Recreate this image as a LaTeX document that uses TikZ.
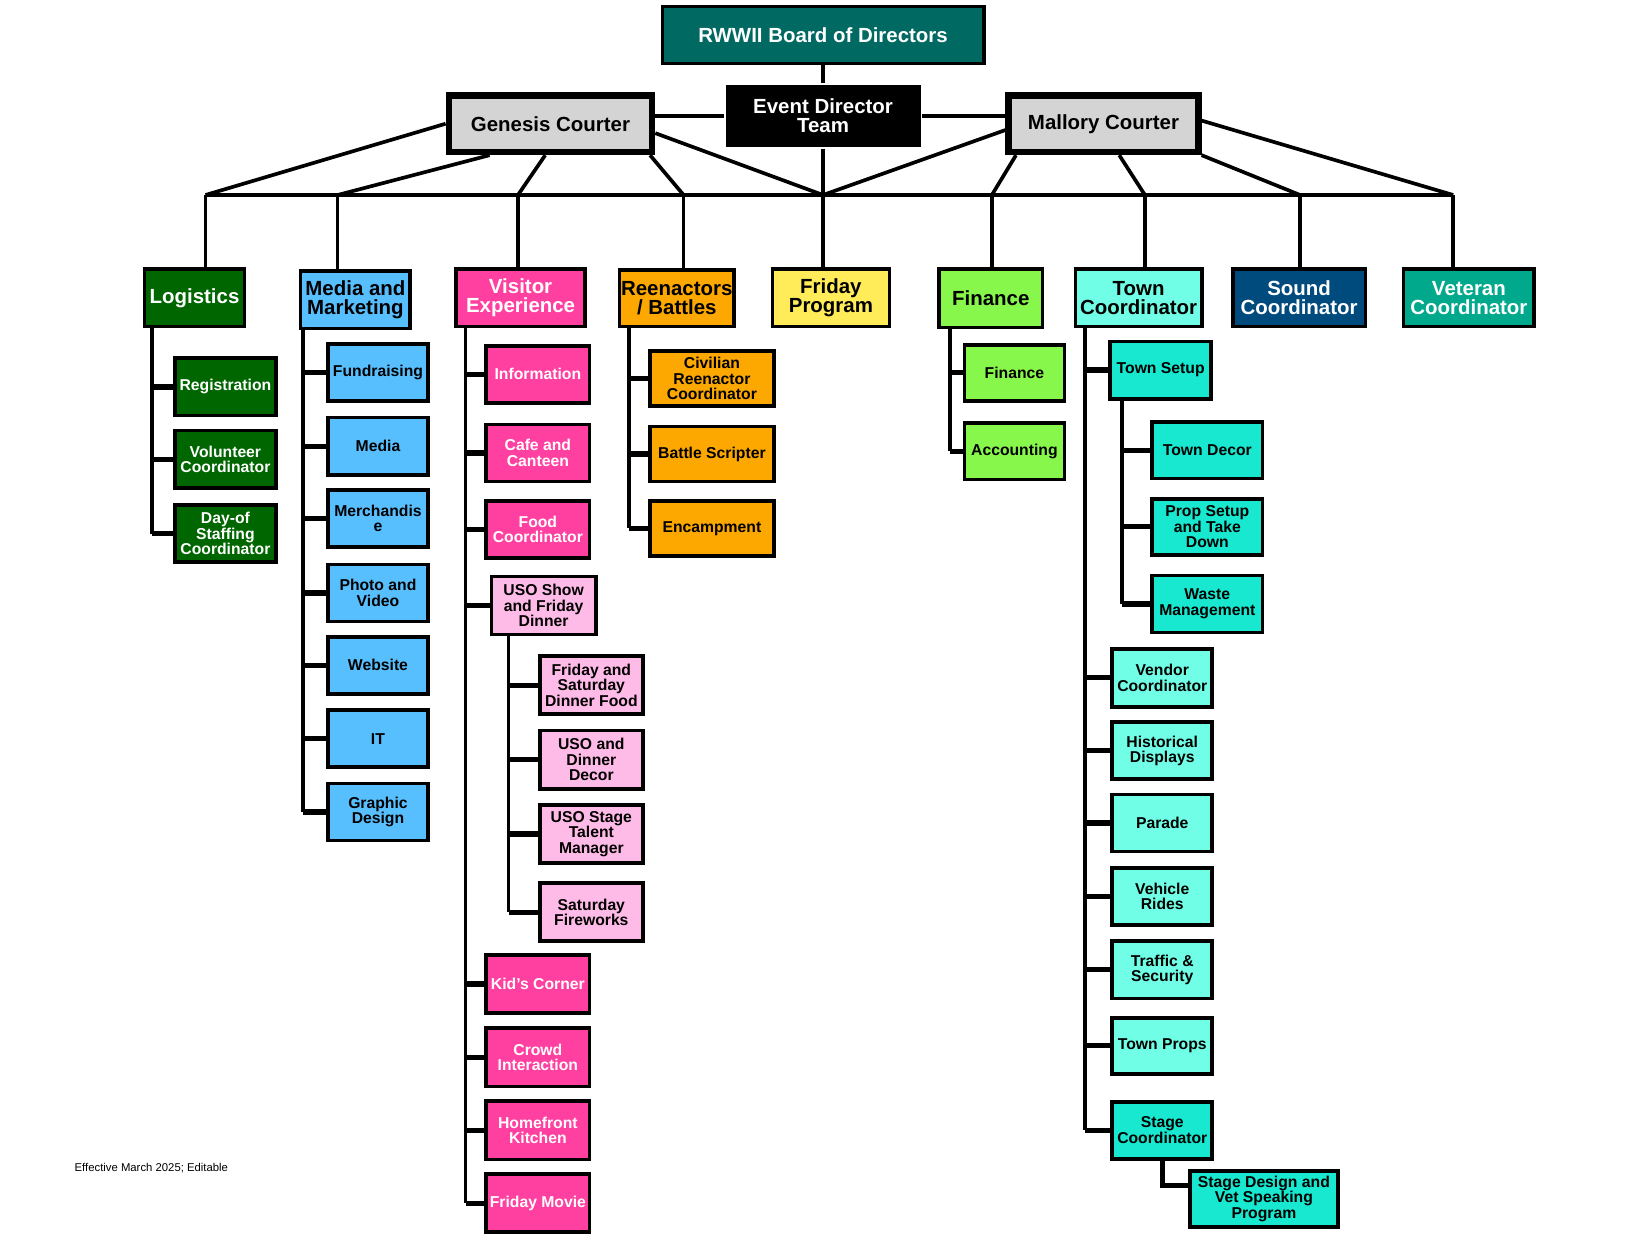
\documentclass[tikz,border=0pt]{standalone}
\usepackage{fontspec}
\setmainfont{Liberation Sans}
\usepackage{tikz}
\definecolor{boardteal}{RGB}{0,105,98}
\definecolor{courtgray}{RGB}{212,212,212}
\definecolor{logigreen}{RGB}{0,102,0}
\definecolor{mediablue}{RGB}{88,191,255}
\definecolor{visitpink}{RGB}{255,64,160}
\definecolor{usopink}{RGB}{255,187,232}
\definecolor{reenorange}{RGB}{252,168,0}
\definecolor{friyellow}{RGB}{255,236,88}
\definecolor{fingreen}{RGB}{136,247,76}
\definecolor{townaqua}{RGB}{112,255,230}
\definecolor{townturq}{RGB}{23,232,207}
\definecolor{soundnavy}{RGB}{0,75,125}
\definecolor{vetteal}{RGB}{0,168,140}

\begin{document}
\begin{tikzpicture}[x=1pt,y=-1pt]
\tikzset{box/.style={draw=black,line width=3.5pt,align=center,inner sep=0pt,text=black},
 head/.style={box,minimum height=54.5,font=\bfseries\fontsize{19.5}{18.5}\selectfont},
 sub/.style={box,minimum height=54.5,font=\bfseries\fontsize{15}{14.8}\selectfont},
 link/.style={line width=3.5pt},
 stub/.style={line width=5pt}}
\useasboundingbox (0,0) rectangle (1568,1177);

% top of the chart
\node[box,fill=boardteal,text=white,line width=3pt,minimum width=307,minimum height=54,font=\bfseries\fontsize{19.5}{18.5}\selectfont] (board) at (785,33.5) {RWWII Board of Directors};
\node[head,fill=black,text=white,draw=none,minimum width=186,minimum height=59] (event) at (785,110.5) {Event Director\\Team};
\node[head,fill=courtgray,line width=6pt,minimum width=194,minimum height=54] (genesis) at (525,118) {Genesis Courter};
\node[head,fill=courtgray,line width=6pt,minimum width=181,minimum height=54] (mallory) at (1052.5,118) {Mallory Courter};

% teams
\node[head,fill=logigreen,text=white,minimum width=95.5] (logi) at (185.5,284) {Logistics};
\node[head,fill=mediablue,minimum width=104.5] (media) at (339,286) {Media and\\Marketing};
\node[head,fill=visitpink,text=white,minimum width=123.5] (visit) at (496.5,284) {Visitor\\Experience};
\node[head,fill=reenorange,minimum width=109.5,minimum height=53.5] (reen) at (645.5,284.5) {Reenactors\\/ Battles};
\node[head,fill=friyellow,minimum width=111.5] (friday) at (792.5,284) {Friday\\Program};
\node[head,fill=fingreen,minimum width=98.5,minimum height=55.5] (fin) at (945,284.5) {Finance};
\node[head,fill=townaqua,minimum width=120.5] (town) at (1086,284) {Town\\Coordinator};
\node[head,fill=soundnavy,text=white,minimum width=126.5] (sound) at (1239,284) {Sound\\Coordinator};
\node[head,fill=vetteal,text=white,minimum width=124.5] (vet) at (1401,284) {Veteran\\Coordinator};

% logistics
\node[sub,fill=logigreen,text=white,minimum width=96.5] (reg) at (215,369) {Registration};
\node[sub,fill=logigreen,text=white,minimum width=96.5] (vol) at (215,438) {Volunteer\\Coordinator};
\node[sub,fill=logigreen,text=white,minimum width=96.5] (dayof) at (215,509) {Day-of\\Staffing\\Coordinator};

% media and marketing
\node[sub,fill=mediablue,minimum width=95.5] (fund) at (360.5,355.5) {Fundraising};
\node[sub,fill=mediablue,minimum width=95.5] (mdia) at (360.5,425.5) {Media};
\node[sub,fill=mediablue,minimum width=95.5] (merch) at (360.5,494.5) {Merchandis\\e};
\node[sub,fill=mediablue,minimum width=95.5] (photo) at (360.5,565.5) {Photo and\\Video};
\node[sub,fill=mediablue,minimum width=95.5] (web) at (360.5,634.5) {Website};
\node[sub,fill=mediablue,minimum width=95.5] (it) at (360.5,704.5) {IT};
\node[sub,fill=mediablue,minimum width=95.5] (graph) at (360.5,774.5) {Graphic\\Design};

% visitor experience
\node[sub,fill=visitpink,text=white,minimum width=98.5] (info) at (513,357) {Information};
\node[sub,fill=visitpink,text=white,minimum width=98.5] (cafe) at (513,432) {Cafe and\\Canteen};
\node[sub,fill=visitpink,text=white,minimum width=98.5] (food) at (513,505) {Food\\Coordinator};
\node[sub,fill=usopink,minimum width=99.5,minimum height=55.5] (uso) at (518.5,577.5) {USO Show\\and Friday\\Dinner};
\node[sub,fill=usopink,minimum width=98.5,minimum height=55.5] (dinner) at (564,653.5) {Friday and\\Saturday\\Dinner Food};
\node[sub,fill=usopink,minimum width=98.5,minimum height=55.5] (decor) at (564,724.5) {USO and\\Dinner\\Decor};
\node[sub,fill=usopink,minimum width=98.5,minimum height=55.5] (talent) at (564,795.5) {USO Stage\\Talent\\Manager};
\node[sub,fill=usopink,minimum width=98.5,minimum height=55.5] (fire) at (564,870) {Saturday\\Fireworks};
\node[sub,fill=visitpink,text=white,minimum width=98.5,minimum height=55.5] (kids) at (513,938.5) {Kid’s Corner};
\node[sub,fill=visitpink,text=white,minimum width=98.5,minimum height=55.5] (crowd) at (513,1008.5) {Crowd\\Interaction};
\node[sub,fill=visitpink,text=white,minimum width=98.5,minimum height=55.5] (kitchen) at (513,1078) {Homefront\\Kitchen};
\node[sub,fill=visitpink,text=white,minimum width=98.5,minimum height=55.5] (movie) at (513,1147.5) {Friday Movie};

% reenactors
\node[sub,fill=reenorange,minimum width=118.5,minimum height=52.5] (civil) at (679,361) {Civilian\\Reenactor\\Coordinator};
\node[sub,fill=reenorange,minimum width=118.5,minimum height=52.5] (battle) at (679,433) {Battle Scripter};
\node[sub,fill=reenorange,minimum width=118.5,minimum height=52.5] (camp) at (679,504) {Encampment};

% finance
\node[sub,fill=fingreen,minimum width=95.5,minimum height=53.5] (fin2) at (967.5,355.5) {Finance};
\node[sub,fill=fingreen,minimum width=95.5,minimum height=53.5] (acct) at (967.5,430.5) {Accounting};

% town
\node[sub,fill=townturq,minimum width=96.5] (setup) at (1107,353) {Town Setup};
\node[sub,fill=townturq,minimum width=105.5,minimum height=53.5] (tdecor) at (1151.5,429.5) {Town Decor};
\node[sub,fill=townturq,minimum width=105.5,minimum height=53.5] (prop) at (1151.5,502.5) {Prop Setup\\and Take\\Down};
\node[sub,fill=townturq,minimum width=105.5,minimum height=54.5] (waste) at (1151.5,576) {Waste\\Management};
\node[sub,fill=townaqua,minimum width=95.5,minimum height=55.5] (vendor) at (1108.5,646.5) {Vendor\\Coordinator};
\node[sub,fill=townaqua,minimum width=95.5] (hist) at (1108.5,716) {Historical\\Displays};
\node[sub,fill=townaqua,minimum width=95.5] (parade) at (1108.5,785) {Parade};
\node[sub,fill=townaqua,minimum width=95.5] (rides) at (1108.5,855) {Vehicle\\Rides};
\node[sub,fill=townaqua,minimum width=95.5] (traffic) at (1108.5,925) {Traffic \&\\Security};
\node[sub,fill=townaqua,minimum width=95.5,minimum height=53.5] (props) at (1108.5,997.5) {Town Props};
\node[sub,fill=townturq,minimum width=95.5] (stage) at (1108.5,1078) {Stage\\Coordinator};
\node[sub,fill=townturq,minimum width=141.5,minimum height=53.5] (sdesign) at (1205.5,1143.5) {Stage Design and\\Vet Speaking\\Program};

\node[anchor=west,inner sep=0pt,font=\fontsize{10.8}{12}\selectfont] (note) at (71,1114) {Effective March 2025; Editable};

% top links and bus
\draw[link] (board) -- (event);
\draw[link] (genesis.east |- event.west) -- (event.west);
\draw[link] (event.east) -- (mallory.west |- event.east);
\draw[link] (event.south) -- (event.south |- friday.north);
\coordinate (hub) at (785,186);
\coordinate (b1) at (196,186); \coordinate (b2) at (322,186); \coordinate (b3) at (494,186);
\coordinate (b4) at (652,186); \coordinate (b6) at (946,186); \coordinate (b7) at (1092,186);
\coordinate (b8) at (1240,186); \coordinate (b9) at (1386,186);
\draw[link] (b1) -- (b9);
\draw[link] (genesis.west) -- (b1);
\draw[link] ([xshift=42]genesis.south west) -- (b2);
\draw[link] ([xshift=-5]genesis.south) -- (b3);
\draw[link] ([xshift=-5]genesis.south east) -- (b4);
\draw[link] ([yshift=-9]genesis.east) -- (hub);
\draw[link] ([yshift=-6]mallory.west) -- (hub);
\draw[link] ([xshift=10]mallory.south west) -- (b6);
\draw[link] ([xshift=15]mallory.south) -- (b7);
\draw[link] (mallory.south east) -- (b8);
\draw[link] ([yshift=3]mallory.east) -- (b9);
\draw[link] (b1) -- (b1 |- logi.north) (b2) -- (b2 |- media.north) (b3) -- (b3 |- visit.north)
 (b4) -- (b4 |- reen.north) (b6) -- (b6 |- fin.north) (b7) -- (b7 |- town.north)
 (b8) -- (b8 |- sound.north) (b9) -- (b9 |- vet.north);

% combs
\coordinate (logtr) at (145,313);
\draw[link] (logtr) -- (logtr |- dayof.west);
\draw[stub] (logtr |- reg.west) -- (reg.west) (logtr |- vol.west) -- (vol.west) (logtr |- dayof.west) -- (dayof.west);
\coordinate (medtr) at (289,315);
\draw[link] (medtr) -- (medtr |- graph.west);
\draw[stub] (medtr |- fund.west) -- (fund.west) (medtr |- mdia.west) -- (mdia.west) (medtr |- merch.west) -- (merch.west)
 (medtr |- photo.west) -- (photo.west) (medtr |- web.west) -- (web.west) (medtr |- it.west) -- (it.west) (medtr |- graph.west) -- (graph.west);
\coordinate (vistr) at (444,313);
\draw[link] (vistr) -- (vistr |- movie.west);
\draw[stub] (vistr |- info.west) -- (info.west) (vistr |- cafe.west) -- (cafe.west) (vistr |- food.west) -- (food.west)
 (vistr |- uso.west) -- (uso.west) (vistr |- kids.west) -- (kids.west) (vistr |- crowd.west) -- (crowd.west)
 (vistr |- kitchen.west) -- (kitchen.west) (vistr |- movie.west) -- (movie.west);
\coordinate (usotr) at (485,607);
\draw[link] (usotr) -- (usotr |- fire.west);
\draw[stub] (usotr |- dinner.west) -- (dinner.west) (usotr |- decor.west) -- (decor.west) (usotr |- talent.west) -- (talent.west) (usotr |- fire.west) -- (fire.west);
\coordinate (reentr) at (600,313);
\draw[link] (reentr) -- (reentr |- camp.west);
\draw[stub] (reentr |- civil.west) -- (civil.west) (reentr |- battle.west) -- (battle.west) (reentr |- camp.west) -- (camp.west);
\coordinate (fintr) at (906,314);
\draw[link] (fintr) -- (fintr |- acct.west);
\draw[stub] (fintr |- fin2.west) -- (fin2.west) (fintr |- acct.west) -- (acct.west);
\coordinate (towntr) at (1035,313);
\draw[link] (towntr) -- (towntr |- stage.west);
\draw[stub] (towntr |- setup.west) -- (setup.west) (towntr |- vendor.west) -- (vendor.west) (towntr |- hist.west) -- (hist.west)
 (towntr |- parade.west) -- (parade.west) (towntr |- rides.west) -- (rides.west) (towntr |- traffic.west) -- (traffic.west)
 (towntr |- props.west) -- (props.west) (towntr |- stage.west) -- (stage.west);
\coordinate (setuptr) at (1070,382);
\draw[link] (setuptr) -- (setuptr |- waste.west);
\draw[stub] (setuptr |- tdecor.west) -- (tdecor.west) (setuptr |- prop.west) -- (prop.west) (setuptr |- waste.west) -- (waste.west);
\draw[stub] (stage.south) |- ([yshift=13]sdesign.west);

\end{tikzpicture}
\end{document}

##########

*Work to do:*
Set the lines above down again, word for word, from the first through the one containing "width=6pt,minimum width=181,minimum height=54]"; pictures excluded.

*Result for this exercise:*
Recreate this image as a LaTeX document that uses TikZ.
\documentclass[tikz,border=0pt]{standalone}
\usepackage{fontspec}
\setmainfont{Liberation Sans}
\usepackage{tikz}
\definecolor{boardteal}{RGB}{0,105,98}
\definecolor{courtgray}{RGB}{212,212,212}
\definecolor{logigreen}{RGB}{0,102,0}
\definecolor{mediablue}{RGB}{88,191,255}
\definecolor{visitpink}{RGB}{255,64,160}
\definecolor{usopink}{RGB}{255,187,232}
\definecolor{reenorange}{RGB}{252,168,0}
\definecolor{friyellow}{RGB}{255,236,88}
\definecolor{fingreen}{RGB}{136,247,76}
\definecolor{townaqua}{RGB}{112,255,230}
\definecolor{townturq}{RGB}{23,232,207}
\definecolor{soundnavy}{RGB}{0,75,125}
\definecolor{vetteal}{RGB}{0,168,140}

\begin{document}
\begin{tikzpicture}[x=1pt,y=-1pt]
\tikzset{box/.style={draw=black,line width=3.5pt,align=center,inner sep=0pt,text=black},
 head/.style={box,minimum height=54.5,font=\bfseries\fontsize{19.5}{18.5}\selectfont},
 sub/.style={box,minimum height=54.5,font=\bfseries\fontsize{15}{14.8}\selectfont},
 link/.style={line width=3.5pt},
 stub/.style={line width=5pt}}
\useasboundingbox (0,0) rectangle (1568,1177);

% top of the chart
\node[box,fill=boardteal,text=white,line width=3pt,minimum width=307,minimum height=54,font=\bfseries\fontsize{19.5}{18.5}\selectfont] (board) at (785,33.5) {RWWII Board of Directors};
\node[head,fill=black,text=white,draw=none,minimum width=186,minimum height=59] (event) at (785,110.5) {Event Director\\Team};
\node[head,fill=courtgray,line width=6pt,minimum width=194,minimum height=54] (genesis) at (525,118) {Genesis Courter};
\node[head,fill=courtgray,line width=6pt,minimum width=181,minimum height=54] (mallory) at (1052.5,118) {Mallory Courter};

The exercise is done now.